The problem: Reproduce word for word the lines from the beginning of the entries to the line with "import plotly.graph_objects as go", both included, but none of the pictures.

------------------------------------

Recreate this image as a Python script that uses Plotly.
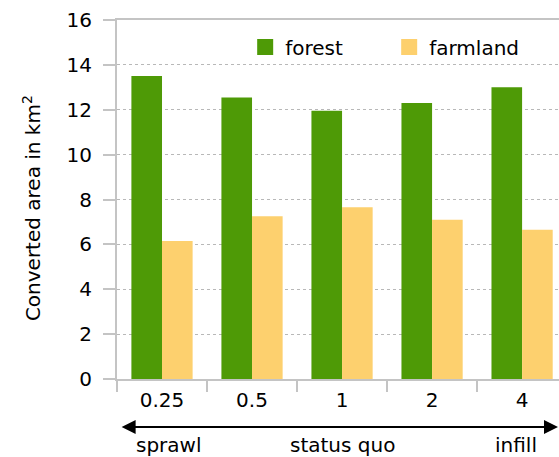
import plotly.graph_objects as go

categories = ["0.25", "0.5", "1", "2", "4"]
forest = [13.5, 12.55, 11.95, 12.3, 13.0]
farmland = [6.15, 7.25, 7.65, 7.1, 6.65]
y_ticks = [0, 2, 4, 6, 8, 10, 12, 14, 16]
bottom_labels = ["sprawl", "status quo", "infill"]
y_title = "Converted area in km<sup>2</sup>"

GREEN = "#4e9a06"
YELLOW = "#fdd06e"
GREY = "#c4c4c4"
FONT = "DejaVu Sans"

fig = go.Figure()
fig.add_trace(go.Bar(x=categories, y=forest, name="forest", marker=dict(color=GREEN, line=dict(width=0)), showlegend=False))
fig.add_trace(go.Bar(x=categories, y=farmland, name="farmland", marker=dict(color=YELLOW, line=dict(width=0)), showlegend=False))
# legend entries with larger square symbols
fig.add_trace(go.Scatter(x=[None], y=[None], mode="markers", name="forest",
                         marker=dict(symbol="square", size=17, color=GREEN, line=dict(width=0))))
fig.add_trace(go.Scatter(x=[None], y=[None], mode="markers", name="farmland",
                         marker=dict(symbol="square", size=17, color=YELLOW, line=dict(width=0))))

fig.update_layout(
    width=559, height=457,
    margin=dict(l=117, r=0, t=20, b=78, pad=0),
    paper_bgcolor="white", plot_bgcolor="white",
    font=dict(family=FONT, size=20, color="black"),
    barmode="group", bargap=0.32, bargroupgap=0,
    legend=dict(orientation="h", x=0.29, xanchor="left", y=0.925, yanchor="middle",
                font=dict(size=20, color="black"), bgcolor="rgba(0,0,0,0)",
                entrywidth=99, entrywidthmode="pixels", itemsizing="trace"),
    xaxis=dict(type="category", categoryorder="array", categoryarray=categories,
               range=[-0.5, 4.41], showgrid=False, zeroline=False,
               showline=True, linecolor=GREY, linewidth=1.5, mirror=True,
               ticks="outside", ticklen=11, tickcolor=GREY, tickwidth=1.5,
               tickson="boundaries", ticklabelstandoff=2, tickfont=dict(size=20, color="black")),
    yaxis=dict(range=[0, 16], tickvals=y_ticks, showgrid=True, gridcolor="#b8b8b8",
               griddash="3px,3px", gridwidth=1.2, zeroline=False,
               showline=True, linecolor=GREY, linewidth=2,
               ticks="outside", ticklen=12, tickcolor=GREY, tickwidth=1.5,
               ticklabelstandoff=7, tickfont=dict(size=20, color="black")),
)

# y-axis title
fig.add_annotation(xref="paper", yref="paper", x=-0.1923, y=0.476, xanchor="center", yanchor="middle",
                   text=y_title, textangle=-90, showarrow=False, font=dict(size=20, color="black"))

# double-headed arrow below the axis
fig.add_annotation(xref="paper", yref="paper", x=0.998, y=-0.1337, ax=-438, ay=0,
                   text="", showarrow=True, arrowhead=2, startarrowhead=2, arrowside="end+start",
                   arrowwidth=2, arrowsize=1.4, startarrowsize=1.4, arrowcolor="black")
for label, xp in zip(bottom_labels, [0.1176, 0.511, 0.903]):
    fig.add_annotation(xref="paper", yref="paper", x=xp, y=-0.145, yanchor="top", xanchor="center",
                       text=label, showarrow=False, font=dict(size=20, color="black"))

fig.write_html("out.html", config={"displayModeBar": False},
               post_script="document.body.style.margin='0px';document.body.style.padding='0px';")
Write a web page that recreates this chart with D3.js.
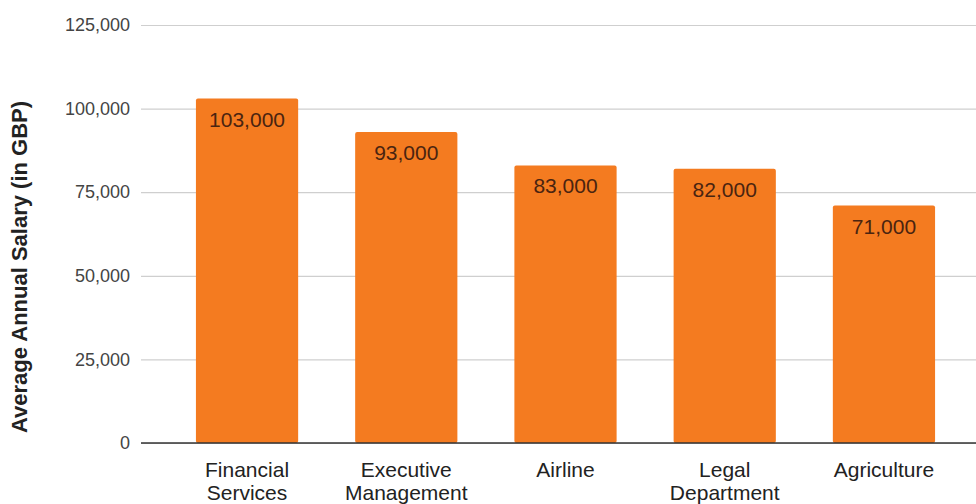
<!DOCTYPE html>
<html>
<head>
<meta charset="utf-8">
<script src="https://cdn.jsdelivr.net/npm/d3@7"></script>
<style>
  body{margin:0;background:#fff;}
  svg{font-family:"Liberation Sans",Arial,sans-serif;display:block;}
</style>
</head>
<body>
<div id="salary_bar"></div>
<script>
/*Average salary bars*/
var categories = [["Financial","Services"],["Executive","Management"],["Airline"],["Legal","Department"],["Agriculture"]];
var salaries = [103000,93000,83000,82000,71000];
var yTicks = [0,25000,50000,75000,100000,125000];

var W = 976, H = 504;
var margin = {top:25,left:141,bottom:61};
var h = H - margin.top - margin.bottom;

var svg = d3.select("#salary_bar")
  .append("svg")
  .attr("width",W)
  .attr("height",H);

var keys = categories.map(function(c){return c.join(" ");});

var xScale = d3.scaleBand()
  .domain(keys)
  .range([margin.left,990])
  .paddingInner(0.358)
  .paddingOuter(0.345);

var yScale = d3.scaleLinear()
  .domain([0,125000])
  .range([margin.top+h,margin.top]);

// gridlines + tick labels
var yAxis = svg.append("g")
  .attr("transform","translate("+margin.left+",0)")
  .call(d3.axisLeft(yScale).tickValues(yTicks).tickSize(-(W-margin.left)).tickPadding(11).tickFormat(d3.format(",")));
yAxis.select(".domain").remove();
yAxis.selectAll(".tick line").attr("stroke","#cfcfcf").attr("stroke-width",1.2);
yAxis.selectAll(".tick text").attr("fill","#444").style("font-size","18px");

svg.append("text")
  .attr("transform","translate(27,267)rotate(-90)")
  .attr("text-anchor","middle")
  .attr("font-weight","bold")
  .attr("fill","#222")
  .style("font-size","22px")
  .text("Average Annual Salary (in GBP)");

svg.selectAll("rect.bar")
  .data(salaries).enter()
  .append("rect")
  .attr("class","bar")
  .attr("x",function(d,i){return xScale(keys[i]);})
  .attr("width",xScale.bandwidth())
  .attr("y",function(d){return yScale(d);})
  .attr("height",function(d){return yScale(0)-yScale(d);})
  .attr("rx",2)
  .attr("fill","#f47b20");

// baseline
svg.append("line")
  .attr("x1",margin.left).attr("x2",W)
  .attr("y1",yScale(0)).attr("y2",yScale(0))
  .attr("stroke","#333").attr("stroke-width",1.5);

svg.selectAll("text.val")
  .data(salaries).enter()
  .append("text")
  .attr("class","val")
  .attr("x",function(d,i){return xScale(keys[i])+xScale.bandwidth()/2;})
  .attr("y",function(d){return yScale(d)+28;})
  .attr("text-anchor","middle")
  .attr("fill","#4a2410")
  .style("font-size","21px")
  .text(function(d){return d3.format(",")(d);});

var xl = svg.selectAll("text.cat")
  .data(categories).enter()
  .append("text")
  .attr("class","cat")
  .attr("text-anchor","middle")
  .attr("fill","#222")
  .style("font-size","21px")
  .attr("x",function(d,i){return xScale(keys[i])+xScale.bandwidth()/2;})
  .attr("y",yScale(0)+34);
xl.selectAll("tspan")
  .data(function(d){return d;}).enter()
  .append("tspan")
  .attr("x",function(){return d3.select(this.parentNode).attr("x");})
  .attr("dy",function(d,i){return i?23:0;})
  .text(function(d){return d;});
</script>
</body>
</html>
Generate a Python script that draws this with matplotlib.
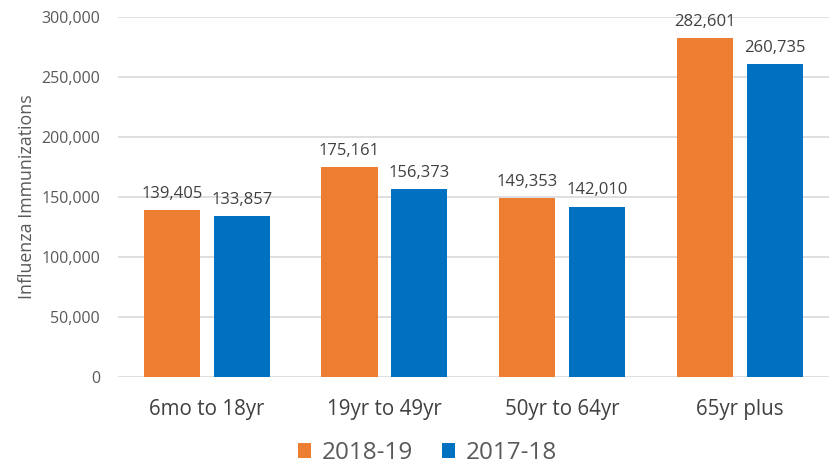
import numpy as np
import matplotlib.pyplot as plt

categories = ["6mo to 18yr", "19yr to 49yr", "50yr to 64yr", "65yr plus"]
s2018 = [139405, 175161, 149353, 282601]
s2017 = [133857, 156373, 142010, 260735]
labels = ["2018-19", "2017-18"]

plt.rcParams['font.family'] = ['Open Sans', 'DejaVu Sans']
grey = "#595959"

fig = plt.figure(figsize=(8.31, 4.75), dpi=100)
ax = fig.add_axes([0.142, 0.206, 0.855, 0.758])

x = np.arange(len(categories))
w = 0.316
off = 0.197
b1 = ax.bar(x - off, s2018, w, color="#ED7D31", label=labels[0], zorder=3)
b2 = ax.bar(x + off, s2017, w, color="#0070C0", label=labels[1], zorder=3)

for bars in (b1, b2):
    for r in bars:
        ax.annotate(f"{int(r.get_height()):,}", (r.get_x() + r.get_width() / 2, r.get_height()),
                    xytext=(0, 6), textcoords="offset points", ha="center", va="bottom",
                    fontsize=12, color="#404040")

ax.set_xlim(-0.5, 3.5)
ax.set_ylim(0, 300000)
ax.set_yticks(range(0, 300001, 50000))
ax.set_yticklabels([f"{v:,}" for v in range(0, 300001, 50000)], fontsize=11.5, color=grey)
ax.set_xticks(x)
ax.set_xticklabels(categories, fontsize=14.8, color="#404040")
ax.tick_params(length=0)
ax.tick_params(axis="x", pad=16)
ax.tick_params(axis="y", pad=13)
ax.grid(axis="y", color="#D9D9D9", lw=1.2, zorder=0)
for s in ax.spines.values():
    s.set_visible(False)
ax.set_ylabel("Influenza Immunizations", fontsize=12.8, color=grey, labelpad=4)

ax.legend(loc="upper center", bbox_to_anchor=(0.4356, -0.13), ncol=2, frameon=False,
          fontsize=17.5, handlelength=0.54, handleheight=0.54, handletextpad=0.45,
          columnspacing=1.2, labelcolor=grey, borderpad=0.2)

fig.savefig("out.png", dpi=100)
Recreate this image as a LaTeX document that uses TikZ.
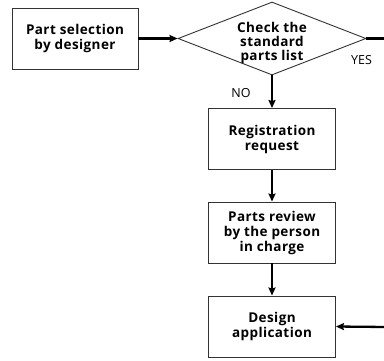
\documentclass[tikz,border=0pt]{standalone}
\usepackage{fontspec}
\setmainfont{Open Sans}
\newfontfamily\boxfont[LetterSpace=3]{Open Sans}
\usetikzlibrary{shapes.geometric,arrows.meta}
\begin{document}
\begin{tikzpicture}[x=1pt,y=-1pt,
  procbox/.style={draw=black!80,line width=0.9pt,minimum width=127pt,minimum height=61pt,inner sep=0pt,align=center,font=\boxfont\fontsize{13.5}{15}\selectfont\bfseries},
  decbox/.style={draw=black!80,line width=0.9pt,shape=diamond,aspect=2.58,minimum width=188pt,minimum height=73pt,inner sep=0pt},
  flow/.style={line width=2.3pt,-{Stealth[length=8pt,width=7pt,inset=1pt]}},
  plain/.style={line width=2.3pt},
  lbl/.style={font=\fontsize{12.5}{14}\selectfont,inner sep=0pt}]
\useasboundingbox (0,0) rectangle (384,360);
\node[procbox,minimum width=126pt] (b1) at (75,38.5) {Part selection\\by designer};
\node[decbox] (dia) at (272,38.5) {};
\node[font=\boxfont\fontsize{13.5}{14.2}\selectfont\bfseries,align=center,inner sep=0pt] (diatext) at (272,43) {Check the\\standard\\parts list};
\node[procbox] (b2) at (272,139) {Registration\\request};
\node[procbox] (b3) at (272,232.5) {Parts review\\by the person\\in charge};
\node[procbox] (b4) at (272,326.5) {Design\\application};
\coordinate (yesend) at (386,38.5);
\coordinate (retstart) at (386,327);
\draw[flow] (b1.east) -- (dia.west);
\draw[plain] (dia.east) -- (yesend);
\draw[flow] (dia.south) -- (b2.north);
\draw[flow] (b2.south) -- (b3.north);
\draw[flow] (b3.south) -- (b4.north);
\draw[flow] (retstart) -- (b4.east);
\node[lbl] (yes) at (361.5,60) {YES};
\node[lbl] (no) at (241,93) {NO};
\end{tikzpicture}
\end{document}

------------------------------------

Reply to the task:
Recreate this image as a Python script that uses Plotly.
import plotly.graph_objects as go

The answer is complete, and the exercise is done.